— start Stored data —

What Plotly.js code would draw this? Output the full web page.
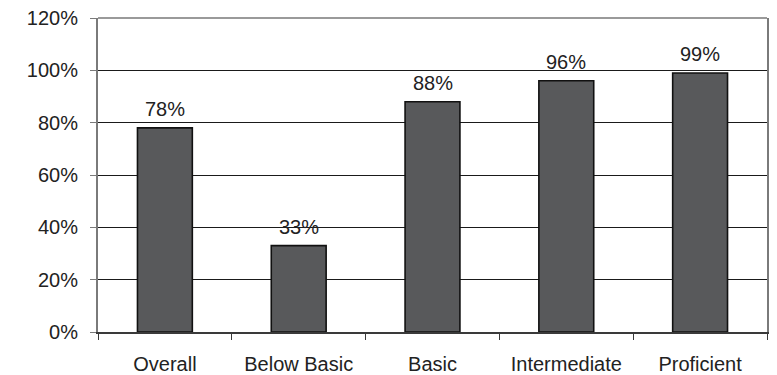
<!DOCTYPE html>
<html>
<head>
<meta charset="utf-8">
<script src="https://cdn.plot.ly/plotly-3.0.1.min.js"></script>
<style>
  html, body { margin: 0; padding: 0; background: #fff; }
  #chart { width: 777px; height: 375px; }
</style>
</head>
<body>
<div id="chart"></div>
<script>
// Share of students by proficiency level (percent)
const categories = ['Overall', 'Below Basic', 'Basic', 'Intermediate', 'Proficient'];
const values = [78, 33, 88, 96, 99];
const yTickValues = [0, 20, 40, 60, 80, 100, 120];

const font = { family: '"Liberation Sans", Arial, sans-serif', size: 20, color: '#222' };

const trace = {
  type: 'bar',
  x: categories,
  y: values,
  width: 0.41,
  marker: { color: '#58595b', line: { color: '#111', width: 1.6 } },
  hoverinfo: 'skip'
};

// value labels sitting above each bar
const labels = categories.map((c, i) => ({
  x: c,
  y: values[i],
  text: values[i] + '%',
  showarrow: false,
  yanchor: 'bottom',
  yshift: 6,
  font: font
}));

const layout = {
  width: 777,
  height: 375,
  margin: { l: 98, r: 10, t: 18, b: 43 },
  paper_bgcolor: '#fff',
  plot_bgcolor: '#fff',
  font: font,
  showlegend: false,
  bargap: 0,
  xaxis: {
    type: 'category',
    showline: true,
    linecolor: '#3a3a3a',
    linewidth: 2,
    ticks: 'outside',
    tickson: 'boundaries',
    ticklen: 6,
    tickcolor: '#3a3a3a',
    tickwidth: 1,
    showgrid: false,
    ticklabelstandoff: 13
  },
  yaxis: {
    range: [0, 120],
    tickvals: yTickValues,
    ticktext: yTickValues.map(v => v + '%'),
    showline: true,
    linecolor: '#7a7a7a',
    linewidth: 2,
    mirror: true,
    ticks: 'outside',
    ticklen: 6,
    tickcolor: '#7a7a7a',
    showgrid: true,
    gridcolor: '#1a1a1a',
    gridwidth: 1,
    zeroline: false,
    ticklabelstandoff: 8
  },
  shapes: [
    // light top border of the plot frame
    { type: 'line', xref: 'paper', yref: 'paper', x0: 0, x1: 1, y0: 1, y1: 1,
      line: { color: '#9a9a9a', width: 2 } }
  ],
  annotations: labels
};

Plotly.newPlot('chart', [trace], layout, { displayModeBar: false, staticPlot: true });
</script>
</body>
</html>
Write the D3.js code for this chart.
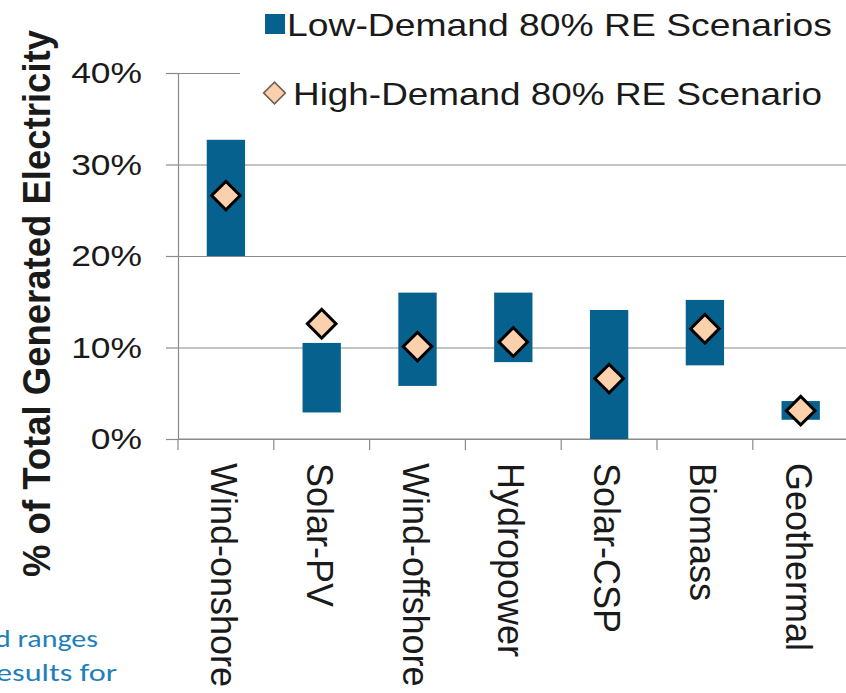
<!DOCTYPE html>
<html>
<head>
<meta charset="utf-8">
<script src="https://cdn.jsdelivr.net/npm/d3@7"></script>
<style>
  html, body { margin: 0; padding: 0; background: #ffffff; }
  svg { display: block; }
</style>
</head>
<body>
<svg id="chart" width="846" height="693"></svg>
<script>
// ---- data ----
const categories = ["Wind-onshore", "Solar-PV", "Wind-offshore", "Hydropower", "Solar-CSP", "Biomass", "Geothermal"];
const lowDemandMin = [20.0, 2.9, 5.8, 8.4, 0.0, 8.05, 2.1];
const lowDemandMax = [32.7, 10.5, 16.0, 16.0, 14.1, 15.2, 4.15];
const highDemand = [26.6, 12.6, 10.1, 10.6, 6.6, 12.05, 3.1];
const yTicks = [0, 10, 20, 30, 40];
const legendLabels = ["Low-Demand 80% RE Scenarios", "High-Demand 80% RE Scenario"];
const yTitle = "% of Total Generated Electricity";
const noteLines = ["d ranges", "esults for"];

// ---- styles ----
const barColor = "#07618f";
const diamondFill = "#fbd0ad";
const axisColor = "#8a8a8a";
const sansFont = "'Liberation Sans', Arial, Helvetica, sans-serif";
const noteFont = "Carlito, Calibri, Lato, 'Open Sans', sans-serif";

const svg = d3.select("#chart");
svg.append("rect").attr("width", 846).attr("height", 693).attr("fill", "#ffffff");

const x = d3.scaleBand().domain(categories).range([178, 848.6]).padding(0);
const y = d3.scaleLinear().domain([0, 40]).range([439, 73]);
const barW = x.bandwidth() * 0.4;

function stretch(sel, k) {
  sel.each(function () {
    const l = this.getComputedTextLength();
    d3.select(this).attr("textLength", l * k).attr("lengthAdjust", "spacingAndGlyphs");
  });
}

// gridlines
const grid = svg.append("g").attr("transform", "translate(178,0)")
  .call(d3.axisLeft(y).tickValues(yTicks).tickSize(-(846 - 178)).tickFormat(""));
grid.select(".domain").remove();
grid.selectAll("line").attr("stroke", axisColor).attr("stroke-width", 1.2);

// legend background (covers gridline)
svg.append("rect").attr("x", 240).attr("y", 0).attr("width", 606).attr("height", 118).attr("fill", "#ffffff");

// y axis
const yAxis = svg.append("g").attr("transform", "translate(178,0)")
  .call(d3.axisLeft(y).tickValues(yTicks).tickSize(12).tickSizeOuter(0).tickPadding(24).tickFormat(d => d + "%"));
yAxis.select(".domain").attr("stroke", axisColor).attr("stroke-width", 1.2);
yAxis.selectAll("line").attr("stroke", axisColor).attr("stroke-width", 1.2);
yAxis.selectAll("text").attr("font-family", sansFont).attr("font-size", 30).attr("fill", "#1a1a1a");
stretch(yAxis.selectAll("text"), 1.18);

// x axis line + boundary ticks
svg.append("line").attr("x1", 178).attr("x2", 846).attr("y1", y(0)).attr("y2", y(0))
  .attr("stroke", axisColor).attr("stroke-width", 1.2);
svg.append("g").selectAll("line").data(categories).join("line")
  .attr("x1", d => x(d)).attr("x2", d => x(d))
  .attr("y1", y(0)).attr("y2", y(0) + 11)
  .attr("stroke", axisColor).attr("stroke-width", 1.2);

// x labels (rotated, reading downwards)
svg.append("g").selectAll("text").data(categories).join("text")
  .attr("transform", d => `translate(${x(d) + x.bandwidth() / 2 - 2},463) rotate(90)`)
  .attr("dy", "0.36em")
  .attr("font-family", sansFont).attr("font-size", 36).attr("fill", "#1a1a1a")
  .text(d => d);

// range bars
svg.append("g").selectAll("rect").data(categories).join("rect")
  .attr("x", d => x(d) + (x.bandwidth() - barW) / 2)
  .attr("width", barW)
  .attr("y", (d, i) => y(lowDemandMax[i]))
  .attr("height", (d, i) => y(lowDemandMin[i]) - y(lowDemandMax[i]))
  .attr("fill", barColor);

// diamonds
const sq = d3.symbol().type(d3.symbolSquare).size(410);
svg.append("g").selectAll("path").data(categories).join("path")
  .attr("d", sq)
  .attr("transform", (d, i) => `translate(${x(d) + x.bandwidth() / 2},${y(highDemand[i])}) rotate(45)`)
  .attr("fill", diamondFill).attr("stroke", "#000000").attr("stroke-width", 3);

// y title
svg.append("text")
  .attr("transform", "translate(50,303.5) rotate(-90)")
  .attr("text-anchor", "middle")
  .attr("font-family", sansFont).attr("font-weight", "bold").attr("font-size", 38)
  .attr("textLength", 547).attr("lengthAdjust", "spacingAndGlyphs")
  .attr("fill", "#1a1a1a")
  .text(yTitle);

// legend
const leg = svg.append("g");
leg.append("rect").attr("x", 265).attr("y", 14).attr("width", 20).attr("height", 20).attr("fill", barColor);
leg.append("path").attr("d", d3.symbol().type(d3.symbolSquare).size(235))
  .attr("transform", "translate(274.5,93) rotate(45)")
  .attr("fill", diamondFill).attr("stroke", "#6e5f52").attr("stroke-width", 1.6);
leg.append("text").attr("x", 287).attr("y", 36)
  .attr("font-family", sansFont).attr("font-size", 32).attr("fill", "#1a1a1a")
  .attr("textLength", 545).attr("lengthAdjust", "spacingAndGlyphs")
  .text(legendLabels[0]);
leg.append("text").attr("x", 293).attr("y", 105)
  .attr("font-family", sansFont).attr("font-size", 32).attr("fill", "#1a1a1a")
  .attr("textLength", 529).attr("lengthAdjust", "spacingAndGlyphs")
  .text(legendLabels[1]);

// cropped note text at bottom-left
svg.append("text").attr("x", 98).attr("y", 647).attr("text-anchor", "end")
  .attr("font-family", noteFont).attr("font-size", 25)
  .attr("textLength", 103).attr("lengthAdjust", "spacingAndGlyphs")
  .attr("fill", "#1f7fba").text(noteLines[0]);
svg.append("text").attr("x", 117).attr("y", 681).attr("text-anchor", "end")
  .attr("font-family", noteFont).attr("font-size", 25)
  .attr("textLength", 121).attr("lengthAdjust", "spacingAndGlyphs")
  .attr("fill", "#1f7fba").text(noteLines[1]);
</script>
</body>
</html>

— end Stored data —
— start Stored data —

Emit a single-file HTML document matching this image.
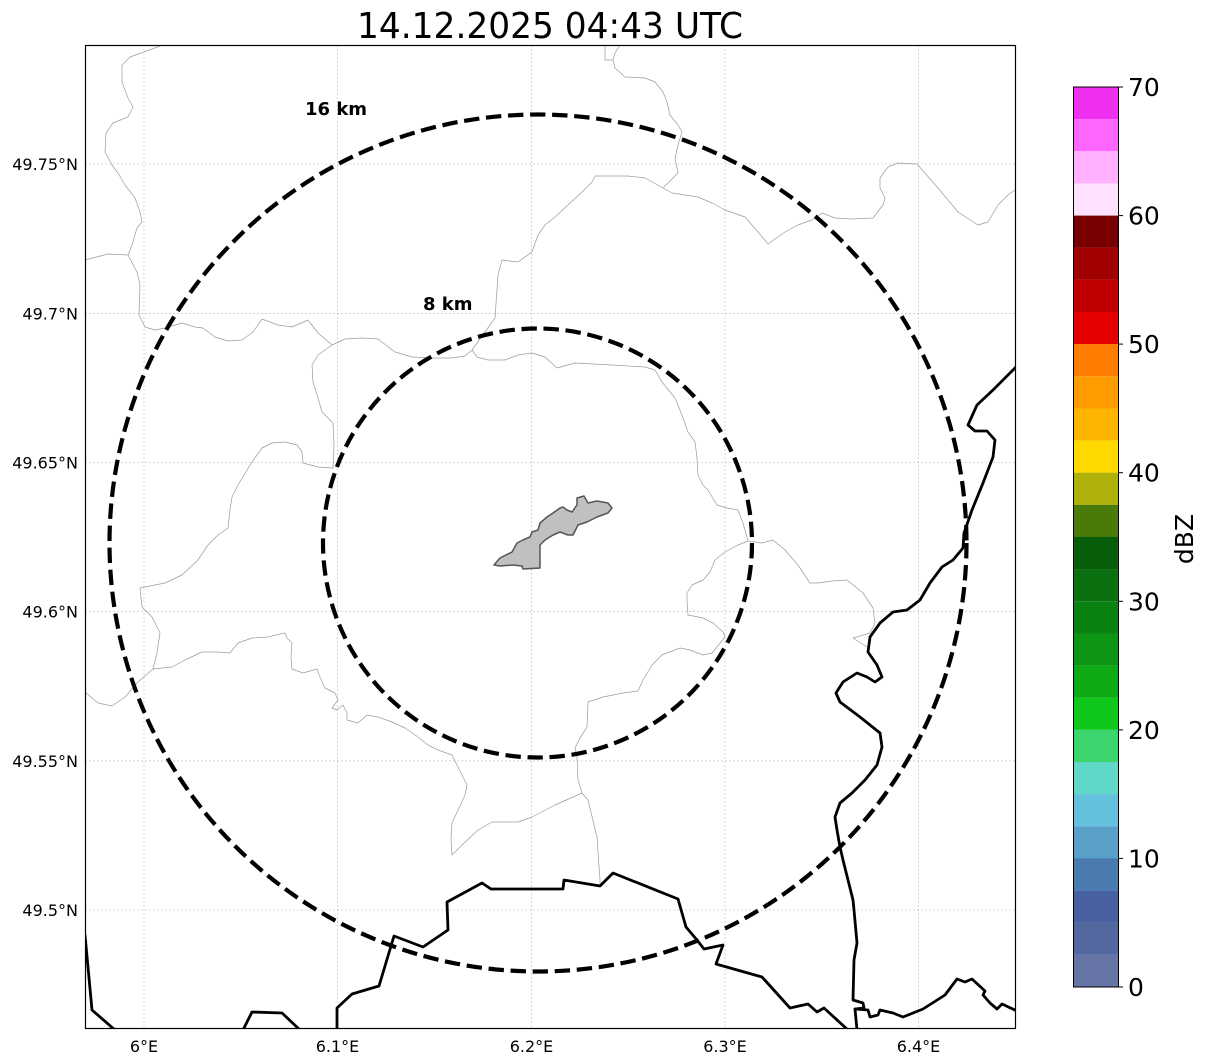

— end Stored data —

> [Exercise directions] Copy the listing above exactly, but only from the line with "What Plotly.js code" through the line with "20, color: '#222'", including those two lines and excluding any picture.

> [Task answer]
What Plotly.js code would draw this? Output the full web page.
<!DOCTYPE html>
<html>
<head>
<meta charset="utf-8">
<script src="https://cdn.plot.ly/plotly-3.0.1.min.js"></script>
<style>
  html, body { margin: 0; padding: 0; background: #fff; }
  #chart { width: 777px; height: 375px; }
</style>
</head>
<body>
<div id="chart"></div>
<script>
// Share of students by proficiency level (percent)
const categories = ['Overall', 'Below Basic', 'Basic', 'Intermediate', 'Proficient'];
const values = [78, 33, 88, 96, 99];
const yTickValues = [0, 20, 40, 60, 80, 100, 120];

const font = { family: '"Liberation Sans", Arial, sans-serif', size: 20, color: '#222' };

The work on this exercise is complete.